• [Objective]:
Starting with the line that contains "Write a LaTeX" and stopping after the line that contains "(8,10) -- (8,1074);", output every line exactly as it stands.
--- Start ---
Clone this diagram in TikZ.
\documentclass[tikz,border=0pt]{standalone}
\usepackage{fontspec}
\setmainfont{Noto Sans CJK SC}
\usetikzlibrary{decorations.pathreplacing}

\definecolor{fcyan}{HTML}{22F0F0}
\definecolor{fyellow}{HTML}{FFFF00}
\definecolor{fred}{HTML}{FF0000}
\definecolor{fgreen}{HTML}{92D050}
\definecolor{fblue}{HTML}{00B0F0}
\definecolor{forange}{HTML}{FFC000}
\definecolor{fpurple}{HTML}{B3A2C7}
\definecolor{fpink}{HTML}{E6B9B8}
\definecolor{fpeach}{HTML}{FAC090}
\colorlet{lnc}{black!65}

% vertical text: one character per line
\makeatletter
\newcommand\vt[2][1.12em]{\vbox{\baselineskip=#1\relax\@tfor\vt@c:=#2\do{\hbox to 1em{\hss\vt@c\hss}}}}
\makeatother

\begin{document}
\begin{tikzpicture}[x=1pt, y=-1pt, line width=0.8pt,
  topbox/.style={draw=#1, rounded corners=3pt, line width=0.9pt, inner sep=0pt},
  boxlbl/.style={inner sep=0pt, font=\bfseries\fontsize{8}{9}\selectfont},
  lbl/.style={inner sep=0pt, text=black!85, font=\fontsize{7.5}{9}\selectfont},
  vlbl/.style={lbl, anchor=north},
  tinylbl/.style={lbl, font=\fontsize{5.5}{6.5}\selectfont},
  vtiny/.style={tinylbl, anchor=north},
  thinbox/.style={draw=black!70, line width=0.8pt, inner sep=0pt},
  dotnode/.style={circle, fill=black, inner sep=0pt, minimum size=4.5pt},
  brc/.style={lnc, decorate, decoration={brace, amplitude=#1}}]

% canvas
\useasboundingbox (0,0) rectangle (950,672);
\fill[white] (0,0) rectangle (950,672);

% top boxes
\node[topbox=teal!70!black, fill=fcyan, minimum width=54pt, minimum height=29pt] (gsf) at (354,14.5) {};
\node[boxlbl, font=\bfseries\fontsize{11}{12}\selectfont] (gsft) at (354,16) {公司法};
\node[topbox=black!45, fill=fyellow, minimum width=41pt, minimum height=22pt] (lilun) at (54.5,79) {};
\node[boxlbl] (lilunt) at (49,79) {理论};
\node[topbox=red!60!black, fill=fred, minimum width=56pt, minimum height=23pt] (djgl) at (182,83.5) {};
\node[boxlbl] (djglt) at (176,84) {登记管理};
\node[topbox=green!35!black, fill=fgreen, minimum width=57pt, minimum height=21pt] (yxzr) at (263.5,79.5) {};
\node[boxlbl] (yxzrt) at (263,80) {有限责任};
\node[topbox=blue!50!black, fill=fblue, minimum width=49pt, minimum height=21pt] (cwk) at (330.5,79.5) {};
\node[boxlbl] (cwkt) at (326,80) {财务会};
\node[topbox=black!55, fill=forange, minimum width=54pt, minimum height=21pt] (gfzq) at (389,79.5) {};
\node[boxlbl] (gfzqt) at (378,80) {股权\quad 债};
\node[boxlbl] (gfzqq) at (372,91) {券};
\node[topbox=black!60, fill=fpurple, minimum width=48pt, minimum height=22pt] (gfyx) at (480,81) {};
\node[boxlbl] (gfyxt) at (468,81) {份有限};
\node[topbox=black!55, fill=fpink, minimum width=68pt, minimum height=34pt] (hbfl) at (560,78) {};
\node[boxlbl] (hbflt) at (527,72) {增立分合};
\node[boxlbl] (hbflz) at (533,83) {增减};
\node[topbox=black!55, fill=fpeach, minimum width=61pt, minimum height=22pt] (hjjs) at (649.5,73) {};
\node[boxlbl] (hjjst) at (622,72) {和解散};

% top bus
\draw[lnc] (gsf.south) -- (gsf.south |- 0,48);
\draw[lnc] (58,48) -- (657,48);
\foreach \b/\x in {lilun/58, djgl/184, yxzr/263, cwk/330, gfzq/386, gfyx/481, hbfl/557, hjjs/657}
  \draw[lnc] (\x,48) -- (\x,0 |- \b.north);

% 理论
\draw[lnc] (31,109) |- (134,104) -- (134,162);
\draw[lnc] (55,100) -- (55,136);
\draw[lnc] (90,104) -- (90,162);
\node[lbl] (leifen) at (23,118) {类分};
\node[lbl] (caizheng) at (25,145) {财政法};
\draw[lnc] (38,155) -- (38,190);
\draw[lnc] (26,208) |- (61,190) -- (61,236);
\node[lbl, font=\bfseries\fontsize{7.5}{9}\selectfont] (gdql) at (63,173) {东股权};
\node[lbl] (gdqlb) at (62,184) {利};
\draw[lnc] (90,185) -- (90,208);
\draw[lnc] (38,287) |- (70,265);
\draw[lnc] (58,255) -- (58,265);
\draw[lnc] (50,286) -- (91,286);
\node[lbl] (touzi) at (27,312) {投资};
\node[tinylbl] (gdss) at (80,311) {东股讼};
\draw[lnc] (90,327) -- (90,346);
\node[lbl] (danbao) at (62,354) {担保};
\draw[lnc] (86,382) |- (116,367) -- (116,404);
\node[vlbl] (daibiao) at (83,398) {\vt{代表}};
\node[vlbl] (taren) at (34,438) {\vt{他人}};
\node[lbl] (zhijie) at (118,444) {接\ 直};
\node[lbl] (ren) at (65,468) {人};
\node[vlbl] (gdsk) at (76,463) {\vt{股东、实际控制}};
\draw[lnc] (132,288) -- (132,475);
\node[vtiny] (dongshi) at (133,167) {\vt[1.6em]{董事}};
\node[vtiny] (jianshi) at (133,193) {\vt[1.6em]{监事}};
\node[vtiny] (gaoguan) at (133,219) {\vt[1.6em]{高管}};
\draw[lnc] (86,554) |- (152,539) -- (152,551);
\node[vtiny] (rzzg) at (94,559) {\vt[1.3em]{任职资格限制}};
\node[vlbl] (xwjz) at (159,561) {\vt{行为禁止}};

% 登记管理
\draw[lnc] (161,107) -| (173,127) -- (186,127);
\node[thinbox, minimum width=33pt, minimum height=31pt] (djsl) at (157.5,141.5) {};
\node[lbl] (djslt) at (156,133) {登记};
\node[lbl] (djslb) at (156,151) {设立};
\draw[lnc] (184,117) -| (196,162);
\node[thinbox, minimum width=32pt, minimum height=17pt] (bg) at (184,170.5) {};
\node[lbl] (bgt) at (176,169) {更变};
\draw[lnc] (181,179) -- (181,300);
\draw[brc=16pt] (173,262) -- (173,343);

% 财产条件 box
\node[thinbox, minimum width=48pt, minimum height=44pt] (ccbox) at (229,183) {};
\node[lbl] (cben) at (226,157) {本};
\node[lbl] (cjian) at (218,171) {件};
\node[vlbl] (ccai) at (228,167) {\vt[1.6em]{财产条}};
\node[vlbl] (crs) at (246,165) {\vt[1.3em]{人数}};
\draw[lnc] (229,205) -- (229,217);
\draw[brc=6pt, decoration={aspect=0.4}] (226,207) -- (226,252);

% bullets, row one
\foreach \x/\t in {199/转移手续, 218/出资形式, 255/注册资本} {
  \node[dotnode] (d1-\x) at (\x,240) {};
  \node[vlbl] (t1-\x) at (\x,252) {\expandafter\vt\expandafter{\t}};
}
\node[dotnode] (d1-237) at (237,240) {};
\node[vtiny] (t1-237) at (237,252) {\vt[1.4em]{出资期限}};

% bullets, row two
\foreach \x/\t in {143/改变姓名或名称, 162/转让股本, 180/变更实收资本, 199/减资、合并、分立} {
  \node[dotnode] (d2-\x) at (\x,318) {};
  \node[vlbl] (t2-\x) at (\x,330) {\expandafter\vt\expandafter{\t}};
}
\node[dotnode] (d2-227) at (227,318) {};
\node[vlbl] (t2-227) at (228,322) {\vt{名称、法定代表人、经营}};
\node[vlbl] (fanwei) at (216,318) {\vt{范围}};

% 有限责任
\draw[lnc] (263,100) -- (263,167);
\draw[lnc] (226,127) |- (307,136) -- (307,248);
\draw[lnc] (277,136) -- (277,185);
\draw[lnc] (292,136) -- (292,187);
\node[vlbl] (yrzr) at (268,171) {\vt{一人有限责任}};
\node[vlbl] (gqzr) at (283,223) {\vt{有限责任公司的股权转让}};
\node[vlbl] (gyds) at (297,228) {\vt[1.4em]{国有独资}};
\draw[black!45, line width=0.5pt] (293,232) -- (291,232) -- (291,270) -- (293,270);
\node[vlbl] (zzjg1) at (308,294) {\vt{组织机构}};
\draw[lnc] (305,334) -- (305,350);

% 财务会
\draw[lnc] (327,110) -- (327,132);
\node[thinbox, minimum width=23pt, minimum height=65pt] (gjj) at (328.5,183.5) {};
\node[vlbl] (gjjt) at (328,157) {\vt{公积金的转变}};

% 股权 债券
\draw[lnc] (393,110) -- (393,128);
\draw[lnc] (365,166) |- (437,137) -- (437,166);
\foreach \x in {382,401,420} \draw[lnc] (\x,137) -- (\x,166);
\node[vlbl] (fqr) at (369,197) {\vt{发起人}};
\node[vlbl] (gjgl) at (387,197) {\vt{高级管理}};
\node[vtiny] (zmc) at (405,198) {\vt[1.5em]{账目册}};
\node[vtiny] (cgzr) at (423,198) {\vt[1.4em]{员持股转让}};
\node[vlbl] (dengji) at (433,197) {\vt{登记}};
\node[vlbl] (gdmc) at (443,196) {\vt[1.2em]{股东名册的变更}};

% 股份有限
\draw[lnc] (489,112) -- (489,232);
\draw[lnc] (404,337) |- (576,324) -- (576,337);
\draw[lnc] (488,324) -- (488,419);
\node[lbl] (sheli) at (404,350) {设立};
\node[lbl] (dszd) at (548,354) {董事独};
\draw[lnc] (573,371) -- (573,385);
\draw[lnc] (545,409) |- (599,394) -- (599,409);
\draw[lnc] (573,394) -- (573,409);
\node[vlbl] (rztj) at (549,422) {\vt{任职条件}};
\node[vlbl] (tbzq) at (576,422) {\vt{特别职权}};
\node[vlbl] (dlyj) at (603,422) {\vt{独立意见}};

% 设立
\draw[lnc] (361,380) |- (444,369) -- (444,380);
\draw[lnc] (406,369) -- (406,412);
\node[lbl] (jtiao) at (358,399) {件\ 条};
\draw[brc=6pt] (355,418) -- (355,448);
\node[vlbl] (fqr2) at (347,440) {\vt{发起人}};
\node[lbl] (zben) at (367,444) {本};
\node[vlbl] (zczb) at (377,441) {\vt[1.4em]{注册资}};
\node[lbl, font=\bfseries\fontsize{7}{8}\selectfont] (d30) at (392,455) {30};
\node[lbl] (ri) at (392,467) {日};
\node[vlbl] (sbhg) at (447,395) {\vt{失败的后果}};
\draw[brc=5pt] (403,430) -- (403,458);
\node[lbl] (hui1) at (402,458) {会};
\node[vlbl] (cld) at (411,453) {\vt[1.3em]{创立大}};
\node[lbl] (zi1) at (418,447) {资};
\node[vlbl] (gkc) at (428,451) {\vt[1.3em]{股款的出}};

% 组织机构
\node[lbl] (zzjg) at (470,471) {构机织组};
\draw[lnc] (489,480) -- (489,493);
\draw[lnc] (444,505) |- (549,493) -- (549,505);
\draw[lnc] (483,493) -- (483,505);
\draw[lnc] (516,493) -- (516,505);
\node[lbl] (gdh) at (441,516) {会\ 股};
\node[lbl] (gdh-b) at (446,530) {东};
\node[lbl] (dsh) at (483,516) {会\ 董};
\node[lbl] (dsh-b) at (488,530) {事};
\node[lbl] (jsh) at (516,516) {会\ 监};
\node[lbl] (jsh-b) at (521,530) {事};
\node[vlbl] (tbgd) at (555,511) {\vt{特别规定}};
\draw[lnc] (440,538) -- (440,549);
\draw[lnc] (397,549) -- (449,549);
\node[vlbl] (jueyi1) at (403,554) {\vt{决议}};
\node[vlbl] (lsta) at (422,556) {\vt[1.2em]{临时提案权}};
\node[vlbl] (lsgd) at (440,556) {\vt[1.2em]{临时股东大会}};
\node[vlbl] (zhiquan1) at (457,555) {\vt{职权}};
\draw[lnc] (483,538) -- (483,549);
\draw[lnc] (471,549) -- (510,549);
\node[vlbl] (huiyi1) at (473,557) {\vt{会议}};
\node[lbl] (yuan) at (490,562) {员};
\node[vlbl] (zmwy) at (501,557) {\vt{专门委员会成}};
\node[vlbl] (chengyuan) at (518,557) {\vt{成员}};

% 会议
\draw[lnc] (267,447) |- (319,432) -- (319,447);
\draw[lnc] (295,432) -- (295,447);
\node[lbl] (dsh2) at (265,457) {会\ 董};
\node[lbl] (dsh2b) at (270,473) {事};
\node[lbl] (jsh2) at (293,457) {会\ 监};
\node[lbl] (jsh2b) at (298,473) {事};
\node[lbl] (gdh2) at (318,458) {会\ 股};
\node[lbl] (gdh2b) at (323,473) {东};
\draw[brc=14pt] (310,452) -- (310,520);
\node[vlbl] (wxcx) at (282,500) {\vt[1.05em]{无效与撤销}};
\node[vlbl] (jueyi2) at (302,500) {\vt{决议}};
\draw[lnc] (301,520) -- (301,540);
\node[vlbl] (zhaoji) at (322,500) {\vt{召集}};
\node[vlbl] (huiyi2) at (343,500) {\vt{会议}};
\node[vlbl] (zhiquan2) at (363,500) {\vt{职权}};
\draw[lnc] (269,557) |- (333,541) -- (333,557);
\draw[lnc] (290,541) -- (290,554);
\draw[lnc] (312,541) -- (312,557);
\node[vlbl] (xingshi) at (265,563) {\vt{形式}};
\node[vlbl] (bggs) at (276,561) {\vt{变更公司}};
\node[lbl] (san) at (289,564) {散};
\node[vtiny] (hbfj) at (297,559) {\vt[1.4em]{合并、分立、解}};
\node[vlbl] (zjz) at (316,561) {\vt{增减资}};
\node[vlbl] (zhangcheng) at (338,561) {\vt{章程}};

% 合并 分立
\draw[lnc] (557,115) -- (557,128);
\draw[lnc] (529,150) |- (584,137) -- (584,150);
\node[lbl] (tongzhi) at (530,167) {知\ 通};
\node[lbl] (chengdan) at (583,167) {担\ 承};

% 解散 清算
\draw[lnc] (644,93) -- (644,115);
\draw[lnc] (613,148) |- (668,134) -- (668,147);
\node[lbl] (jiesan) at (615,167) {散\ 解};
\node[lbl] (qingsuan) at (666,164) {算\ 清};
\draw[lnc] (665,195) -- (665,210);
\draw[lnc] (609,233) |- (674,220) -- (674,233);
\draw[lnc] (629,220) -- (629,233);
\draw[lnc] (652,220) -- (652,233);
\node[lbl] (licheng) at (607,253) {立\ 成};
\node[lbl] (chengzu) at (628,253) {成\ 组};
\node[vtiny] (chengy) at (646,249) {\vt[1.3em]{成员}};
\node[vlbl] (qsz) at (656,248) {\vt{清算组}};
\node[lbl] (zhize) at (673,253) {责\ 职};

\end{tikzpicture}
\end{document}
--- End ---
--- Start ---
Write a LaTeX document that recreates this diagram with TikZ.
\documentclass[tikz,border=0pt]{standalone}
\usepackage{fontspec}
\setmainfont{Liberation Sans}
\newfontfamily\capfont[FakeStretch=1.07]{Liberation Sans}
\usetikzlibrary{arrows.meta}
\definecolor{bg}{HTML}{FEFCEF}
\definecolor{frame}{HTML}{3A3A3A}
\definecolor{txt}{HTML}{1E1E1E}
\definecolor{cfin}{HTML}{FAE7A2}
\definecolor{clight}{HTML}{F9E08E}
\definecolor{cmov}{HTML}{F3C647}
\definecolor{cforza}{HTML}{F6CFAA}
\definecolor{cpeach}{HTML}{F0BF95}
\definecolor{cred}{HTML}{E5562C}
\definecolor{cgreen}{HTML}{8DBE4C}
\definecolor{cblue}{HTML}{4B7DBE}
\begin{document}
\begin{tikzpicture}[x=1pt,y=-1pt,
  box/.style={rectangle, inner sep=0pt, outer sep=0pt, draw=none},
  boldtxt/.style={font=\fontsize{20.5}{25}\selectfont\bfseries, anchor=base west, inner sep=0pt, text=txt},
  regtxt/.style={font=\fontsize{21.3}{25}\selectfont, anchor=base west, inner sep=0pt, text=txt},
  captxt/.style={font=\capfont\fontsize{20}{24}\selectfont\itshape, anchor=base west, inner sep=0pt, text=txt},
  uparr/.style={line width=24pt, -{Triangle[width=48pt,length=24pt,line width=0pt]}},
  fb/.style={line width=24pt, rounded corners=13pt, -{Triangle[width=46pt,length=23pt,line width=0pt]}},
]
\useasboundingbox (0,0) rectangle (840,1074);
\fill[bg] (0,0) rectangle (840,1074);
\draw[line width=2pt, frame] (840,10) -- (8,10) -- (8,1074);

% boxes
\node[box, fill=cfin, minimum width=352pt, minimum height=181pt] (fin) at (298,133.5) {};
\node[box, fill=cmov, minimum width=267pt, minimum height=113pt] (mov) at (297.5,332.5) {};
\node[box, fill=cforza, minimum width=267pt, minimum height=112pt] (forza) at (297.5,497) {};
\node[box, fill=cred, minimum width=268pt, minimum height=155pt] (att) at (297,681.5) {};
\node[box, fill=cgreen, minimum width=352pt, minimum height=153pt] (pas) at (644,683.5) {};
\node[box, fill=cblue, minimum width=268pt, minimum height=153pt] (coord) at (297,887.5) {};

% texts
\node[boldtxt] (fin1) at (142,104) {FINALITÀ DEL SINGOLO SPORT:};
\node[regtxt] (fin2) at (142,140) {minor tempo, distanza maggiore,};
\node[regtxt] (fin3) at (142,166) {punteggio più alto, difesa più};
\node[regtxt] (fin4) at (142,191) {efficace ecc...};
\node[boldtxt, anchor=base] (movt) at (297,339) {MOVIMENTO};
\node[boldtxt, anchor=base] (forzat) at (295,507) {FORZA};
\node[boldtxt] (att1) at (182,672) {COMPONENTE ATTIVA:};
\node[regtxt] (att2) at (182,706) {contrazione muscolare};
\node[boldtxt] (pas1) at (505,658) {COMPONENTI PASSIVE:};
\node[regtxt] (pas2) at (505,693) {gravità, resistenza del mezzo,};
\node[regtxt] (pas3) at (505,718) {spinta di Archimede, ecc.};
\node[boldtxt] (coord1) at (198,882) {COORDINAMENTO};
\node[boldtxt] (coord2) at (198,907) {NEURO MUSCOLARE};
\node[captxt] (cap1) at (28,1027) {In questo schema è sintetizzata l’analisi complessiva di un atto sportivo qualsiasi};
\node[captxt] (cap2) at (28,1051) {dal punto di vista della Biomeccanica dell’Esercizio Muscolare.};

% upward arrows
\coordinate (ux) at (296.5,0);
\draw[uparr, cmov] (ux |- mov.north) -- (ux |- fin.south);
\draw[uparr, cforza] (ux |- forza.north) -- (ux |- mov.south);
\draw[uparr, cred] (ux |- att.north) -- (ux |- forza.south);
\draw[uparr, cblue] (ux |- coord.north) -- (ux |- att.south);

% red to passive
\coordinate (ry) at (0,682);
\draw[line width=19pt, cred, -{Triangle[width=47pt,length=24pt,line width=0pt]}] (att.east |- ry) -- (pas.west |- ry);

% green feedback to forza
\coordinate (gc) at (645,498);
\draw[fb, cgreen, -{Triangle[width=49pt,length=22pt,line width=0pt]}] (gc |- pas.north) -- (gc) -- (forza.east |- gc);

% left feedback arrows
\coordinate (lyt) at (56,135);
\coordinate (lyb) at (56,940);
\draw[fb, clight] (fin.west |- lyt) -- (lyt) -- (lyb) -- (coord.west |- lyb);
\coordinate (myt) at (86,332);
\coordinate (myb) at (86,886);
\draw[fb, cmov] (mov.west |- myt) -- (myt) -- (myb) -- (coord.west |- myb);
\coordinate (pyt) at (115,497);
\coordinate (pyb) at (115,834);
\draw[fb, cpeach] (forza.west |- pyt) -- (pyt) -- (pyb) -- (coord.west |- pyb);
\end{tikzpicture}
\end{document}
--- End ---
• [Written response]:
Write a LaTeX document that recreates this diagram with TikZ.
\documentclass[tikz,border=0pt]{standalone}
\usepackage{fontspec}
\setmainfont{Liberation Sans}
\newfontfamily\capfont[FakeStretch=1.07]{Liberation Sans}
\usetikzlibrary{arrows.meta}
\definecolor{bg}{HTML}{FEFCEF}
\definecolor{frame}{HTML}{3A3A3A}
\definecolor{txt}{HTML}{1E1E1E}
\definecolor{cfin}{HTML}{FAE7A2}
\definecolor{clight}{HTML}{F9E08E}
\definecolor{cmov}{HTML}{F3C647}
\definecolor{cforza}{HTML}{F6CFAA}
\definecolor{cpeach}{HTML}{F0BF95}
\definecolor{cred}{HTML}{E5562C}
\definecolor{cgreen}{HTML}{8DBE4C}
\definecolor{cblue}{HTML}{4B7DBE}
\begin{document}
\begin{tikzpicture}[x=1pt,y=-1pt,
  box/.style={rectangle, inner sep=0pt, outer sep=0pt, draw=none},
  boldtxt/.style={font=\fontsize{20.5}{25}\selectfont\bfseries, anchor=base west, inner sep=0pt, text=txt},
  regtxt/.style={font=\fontsize{21.3}{25}\selectfont, anchor=base west, inner sep=0pt, text=txt},
  captxt/.style={font=\capfont\fontsize{20}{24}\selectfont\itshape, anchor=base west, inner sep=0pt, text=txt},
  uparr/.style={line width=24pt, -{Triangle[width=48pt,length=24pt,line width=0pt]}},
  fb/.style={line width=24pt, rounded corners=13pt, -{Triangle[width=46pt,length=23pt,line width=0pt]}},
]
\useasboundingbox (0,0) rectangle (840,1074);
\fill[bg] (0,0) rectangle (840,1074);
\draw[line width=2pt, frame] (840,10) -- (8,10) -- (8,1074);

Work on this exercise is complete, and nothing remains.